UNICEF launches for every child, every right campaign in Nigeria
UNICEF has commemorated Nigerian Children’s Day, saying that it comes at a crucial moment for child rights in the country, and for child rights globally. They launched a campaign to draw awareness to children’s rights by all of Nigerian society.
“While there have been many advances over the last years, children in Nigeria are still not accessing health, nutrition, education and other rights to the extent that they must,” said Peter Hawkins, UNICEF’s new Country Representative in Nigeria, who recently took up his post.
“Sadly, it is the most disadvantaged children who are suffering the greatest challenge in having their rights fulfilled.”
Nigerian Children’s Day 2019 falls during the 30th anniversary of the UN Convention on the Rights of the Child (CRC), which is being commemorated this year around the world.
As part of the celebrations, UNICEF is launching a Passport to Your Rights, a copy of the CRC in child-friendly language, in pocket format.
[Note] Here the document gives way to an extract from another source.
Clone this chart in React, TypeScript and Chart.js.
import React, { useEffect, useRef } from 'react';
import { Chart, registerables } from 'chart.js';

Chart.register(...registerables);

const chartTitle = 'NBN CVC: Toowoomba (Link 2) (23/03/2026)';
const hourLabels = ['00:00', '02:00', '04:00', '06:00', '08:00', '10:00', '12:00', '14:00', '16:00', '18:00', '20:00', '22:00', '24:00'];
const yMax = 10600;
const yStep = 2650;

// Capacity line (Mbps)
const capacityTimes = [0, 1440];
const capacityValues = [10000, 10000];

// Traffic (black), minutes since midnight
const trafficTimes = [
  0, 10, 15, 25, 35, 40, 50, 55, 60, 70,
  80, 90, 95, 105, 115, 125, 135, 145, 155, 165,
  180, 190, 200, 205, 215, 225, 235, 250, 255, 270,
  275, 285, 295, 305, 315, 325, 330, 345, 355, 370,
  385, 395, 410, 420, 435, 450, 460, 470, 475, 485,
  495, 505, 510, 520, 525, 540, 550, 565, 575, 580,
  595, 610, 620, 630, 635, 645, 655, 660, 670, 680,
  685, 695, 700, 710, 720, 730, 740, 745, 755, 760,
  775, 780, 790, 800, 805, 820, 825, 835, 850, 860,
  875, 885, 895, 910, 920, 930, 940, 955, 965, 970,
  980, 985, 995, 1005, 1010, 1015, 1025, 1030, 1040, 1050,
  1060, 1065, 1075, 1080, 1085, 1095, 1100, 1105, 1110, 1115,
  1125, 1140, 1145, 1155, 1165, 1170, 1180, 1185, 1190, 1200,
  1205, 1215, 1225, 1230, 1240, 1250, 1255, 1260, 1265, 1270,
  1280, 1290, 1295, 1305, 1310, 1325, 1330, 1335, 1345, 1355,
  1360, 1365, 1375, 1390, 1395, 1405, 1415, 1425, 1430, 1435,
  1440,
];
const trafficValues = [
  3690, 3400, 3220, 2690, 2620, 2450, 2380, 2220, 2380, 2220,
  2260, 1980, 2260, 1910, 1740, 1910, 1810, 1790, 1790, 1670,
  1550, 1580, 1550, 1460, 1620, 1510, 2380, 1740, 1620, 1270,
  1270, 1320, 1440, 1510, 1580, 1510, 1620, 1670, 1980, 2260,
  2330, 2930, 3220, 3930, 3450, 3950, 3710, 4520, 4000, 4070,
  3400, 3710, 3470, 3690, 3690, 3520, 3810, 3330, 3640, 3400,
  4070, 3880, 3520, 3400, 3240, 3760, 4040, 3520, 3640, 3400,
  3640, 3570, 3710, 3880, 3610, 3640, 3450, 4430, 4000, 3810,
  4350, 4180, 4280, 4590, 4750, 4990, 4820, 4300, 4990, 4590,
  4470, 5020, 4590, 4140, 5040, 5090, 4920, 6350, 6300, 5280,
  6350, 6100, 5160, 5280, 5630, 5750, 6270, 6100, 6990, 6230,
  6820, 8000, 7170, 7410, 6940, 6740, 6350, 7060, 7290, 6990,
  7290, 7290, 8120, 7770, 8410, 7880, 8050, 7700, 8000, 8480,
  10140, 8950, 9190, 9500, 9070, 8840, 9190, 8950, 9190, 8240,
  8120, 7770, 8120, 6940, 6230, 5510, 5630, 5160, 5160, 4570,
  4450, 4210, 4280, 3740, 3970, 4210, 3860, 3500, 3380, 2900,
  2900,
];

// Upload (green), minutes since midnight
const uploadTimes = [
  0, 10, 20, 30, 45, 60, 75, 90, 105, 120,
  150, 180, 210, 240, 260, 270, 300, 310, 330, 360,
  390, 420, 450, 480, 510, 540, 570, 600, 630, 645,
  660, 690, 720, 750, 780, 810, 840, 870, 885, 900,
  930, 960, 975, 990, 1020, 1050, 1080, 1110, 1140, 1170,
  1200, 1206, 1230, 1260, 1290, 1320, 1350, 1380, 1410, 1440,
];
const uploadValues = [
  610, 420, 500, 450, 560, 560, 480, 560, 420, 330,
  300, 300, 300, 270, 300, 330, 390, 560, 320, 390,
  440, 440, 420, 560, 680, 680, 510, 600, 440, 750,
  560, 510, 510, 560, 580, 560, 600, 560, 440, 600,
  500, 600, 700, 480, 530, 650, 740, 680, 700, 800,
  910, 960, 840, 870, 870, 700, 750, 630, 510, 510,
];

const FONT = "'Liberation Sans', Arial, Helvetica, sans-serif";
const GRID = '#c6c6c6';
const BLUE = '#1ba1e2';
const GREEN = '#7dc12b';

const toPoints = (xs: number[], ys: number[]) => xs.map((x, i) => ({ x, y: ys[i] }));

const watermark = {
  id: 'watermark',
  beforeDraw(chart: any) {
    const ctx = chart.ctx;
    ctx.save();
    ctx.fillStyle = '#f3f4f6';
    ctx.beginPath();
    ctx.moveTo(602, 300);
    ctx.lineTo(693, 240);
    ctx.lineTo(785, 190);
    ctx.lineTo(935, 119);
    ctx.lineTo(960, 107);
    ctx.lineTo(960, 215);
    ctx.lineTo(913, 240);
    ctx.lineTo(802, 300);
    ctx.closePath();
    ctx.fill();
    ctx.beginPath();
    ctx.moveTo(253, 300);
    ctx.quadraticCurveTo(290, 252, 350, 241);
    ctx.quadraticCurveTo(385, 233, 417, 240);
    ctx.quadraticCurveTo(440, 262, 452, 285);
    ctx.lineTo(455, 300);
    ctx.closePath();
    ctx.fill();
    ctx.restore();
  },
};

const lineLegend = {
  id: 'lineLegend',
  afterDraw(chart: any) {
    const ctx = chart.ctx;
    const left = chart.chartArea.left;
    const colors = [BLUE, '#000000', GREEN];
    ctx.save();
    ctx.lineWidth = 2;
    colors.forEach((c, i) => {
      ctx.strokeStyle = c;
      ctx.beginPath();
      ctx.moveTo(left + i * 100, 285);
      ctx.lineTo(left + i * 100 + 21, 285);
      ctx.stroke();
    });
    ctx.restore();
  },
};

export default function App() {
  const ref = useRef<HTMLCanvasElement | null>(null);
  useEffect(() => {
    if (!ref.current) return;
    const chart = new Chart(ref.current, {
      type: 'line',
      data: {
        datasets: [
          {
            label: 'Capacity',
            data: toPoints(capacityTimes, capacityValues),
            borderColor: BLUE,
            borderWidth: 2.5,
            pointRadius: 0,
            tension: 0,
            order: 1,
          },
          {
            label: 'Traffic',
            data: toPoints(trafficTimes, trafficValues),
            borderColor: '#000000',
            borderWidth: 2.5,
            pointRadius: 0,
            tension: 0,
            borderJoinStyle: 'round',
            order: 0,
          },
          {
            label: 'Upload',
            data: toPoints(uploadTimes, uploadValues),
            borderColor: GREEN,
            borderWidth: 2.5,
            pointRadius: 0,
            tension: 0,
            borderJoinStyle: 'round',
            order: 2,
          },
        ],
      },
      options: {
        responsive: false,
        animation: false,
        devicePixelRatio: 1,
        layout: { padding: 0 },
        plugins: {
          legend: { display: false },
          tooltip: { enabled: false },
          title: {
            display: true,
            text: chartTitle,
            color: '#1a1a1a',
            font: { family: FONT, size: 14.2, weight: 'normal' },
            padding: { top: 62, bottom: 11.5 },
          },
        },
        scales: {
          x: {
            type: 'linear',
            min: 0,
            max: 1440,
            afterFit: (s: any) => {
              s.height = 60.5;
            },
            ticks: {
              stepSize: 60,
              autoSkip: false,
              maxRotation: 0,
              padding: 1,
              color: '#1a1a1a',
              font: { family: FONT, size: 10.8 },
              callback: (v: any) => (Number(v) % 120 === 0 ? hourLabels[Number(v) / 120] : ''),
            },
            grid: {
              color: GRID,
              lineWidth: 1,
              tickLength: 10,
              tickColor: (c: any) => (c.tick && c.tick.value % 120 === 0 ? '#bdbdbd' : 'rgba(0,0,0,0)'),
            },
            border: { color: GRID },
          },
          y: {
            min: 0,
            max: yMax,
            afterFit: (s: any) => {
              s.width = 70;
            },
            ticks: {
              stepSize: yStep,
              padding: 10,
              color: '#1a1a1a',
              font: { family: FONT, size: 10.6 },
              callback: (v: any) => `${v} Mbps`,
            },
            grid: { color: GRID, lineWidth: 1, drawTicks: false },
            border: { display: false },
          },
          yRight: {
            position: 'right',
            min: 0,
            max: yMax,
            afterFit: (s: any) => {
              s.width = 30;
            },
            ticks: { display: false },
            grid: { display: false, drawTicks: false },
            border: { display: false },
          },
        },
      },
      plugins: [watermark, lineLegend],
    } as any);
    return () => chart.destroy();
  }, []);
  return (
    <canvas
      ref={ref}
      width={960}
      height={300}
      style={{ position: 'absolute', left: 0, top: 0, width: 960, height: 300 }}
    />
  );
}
UNICEF aims that every child in Nigeria has a copy by 2030 – the deadline for achievement of the Sustainable Development Goals.
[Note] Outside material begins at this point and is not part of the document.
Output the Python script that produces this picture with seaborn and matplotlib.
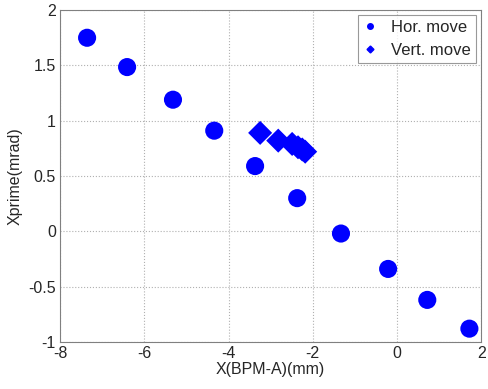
import matplotlib
matplotlib.use("Agg")
import matplotlib.pyplot as plt
import seaborn as sns
import pandas as pd

hor_x = [-7.36, -6.41, -5.32, -4.34, -3.37, -2.37, -1.33, -0.21, 0.72, 1.72]
hor_y = [1.75, 1.485, 1.19, 0.91, 0.59, 0.30, -0.02, -0.34, -0.62, -0.88]
ver_x = [-3.25, -2.82, -2.49, -2.35, -2.25, -2.18]
ver_y = [0.89, 0.82, 0.79, 0.76, 0.74, 0.72]

df = pd.DataFrame({
    "x": hor_x + ver_x,
    "y": hor_y + ver_y,
    "kind": ["Hor. move"] * len(hor_x) + ["Vert. move"] * len(ver_x),
})

sns.set_style("white")
plt.rcParams["font.family"] = ["Liberation Sans", "DejaVu Sans"]
plt.rcParams["axes.unicode_minus"] = False

fig = plt.figure(figsize=(4.89, 3.89), dpi=100)
ax = fig.add_axes([0.123, 0.121, 0.861, 0.853])

sns.scatterplot(data=df, x="x", y="y", hue="kind", style="kind",
                markers={"Hor. move": "o", "Vert. move": "D"},
                palette={"Hor. move": "#0000ff", "Vert. move": "#0000ff"},
                size="kind", sizes={"Hor. move": 170, "Vert. move": 150},
                linewidth=0, ax=ax, legend=False)

ax.set_xlim(-8, 2)
ax.set_ylim(-1, 2)
ax.set_xticks([-8, -6, -4, -2, 0, 2])
ax.set_yticks([-1, -0.5, 0, 0.5, 1, 1.5, 2])
ax.set_yticklabels(["-1", "-0.5", "0", "0.5", "1", "1.5", "2"])
ax.grid(True, linestyle=":", color="#b0b0b0", linewidth=0.8)
for s in ax.spines.values():
    s.set_color("#808080")
    s.set_linewidth(0.8)
ax.tick_params(direction="in", length=4, color="#808080", labelsize=11.5, pad=3)
ax.set_xlabel("X(BPM-A)(mm)", fontsize=11.5, labelpad=1)
ax.set_ylabel("Xprime(mrad)", fontsize=11.5, labelpad=4)

from matplotlib.lines import Line2D
handles = [Line2D([], [], marker="o", color="#0000ff", linestyle="", markersize=4),
           Line2D([], [], marker="D", color="#0000ff", linestyle="", markersize=3.5)]
leg = ax.legend(handles, ["Hor. move", "Vert. move"], loc="upper right",
                fontsize=12, frameon=True, fancybox=False, handlelength=0.8,
                handletextpad=0.9, borderpad=0.3, labelspacing=0.45,
                borderaxespad=0.3)
leg.get_frame().set_edgecolor("#808080")
leg.get_frame().set_linewidth(0.8)

fig.savefig("out.png", dpi=100)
The CRC ‘passport’ will also be available in Hausa, Igbo, Yoruba and Pidgin languages, helping to ensure access by millions of Nigerians.
“Thirty years ago, something incredible happened. World leaders came together in a moment of unity for the world’s children. They made a promise to every child to protect and fulfil their rights, by adopting the UN’s Convention on the Rights of the Child. The Conventon established childhood as a period that is separate from adulthood – a time in which children should grow, learn, play, develop and flourish,” said Peter Hawkins.
“We want to see every Nigerian child have that kind of a childhood,” said Peter Hawkins.
The Convention went on to become the most widely ratified human rights treaty in history, with Nigeria ratifying it in 1991. It has helped to transform children’s lives; inspiring legislative changes to protect children and enabling them to participate actively in their societies.
“Today, more children than ever live healthy lives, are learning in school and have a voice in their communities. But much more needs to be done as children’s rights continue to be unfulfilled and threatened daily around the world and in Nigeria. There are still too many children being left behind, and too many childhoods cut short by violence, conflict, poverty and inequality,” said Peter Hawkins.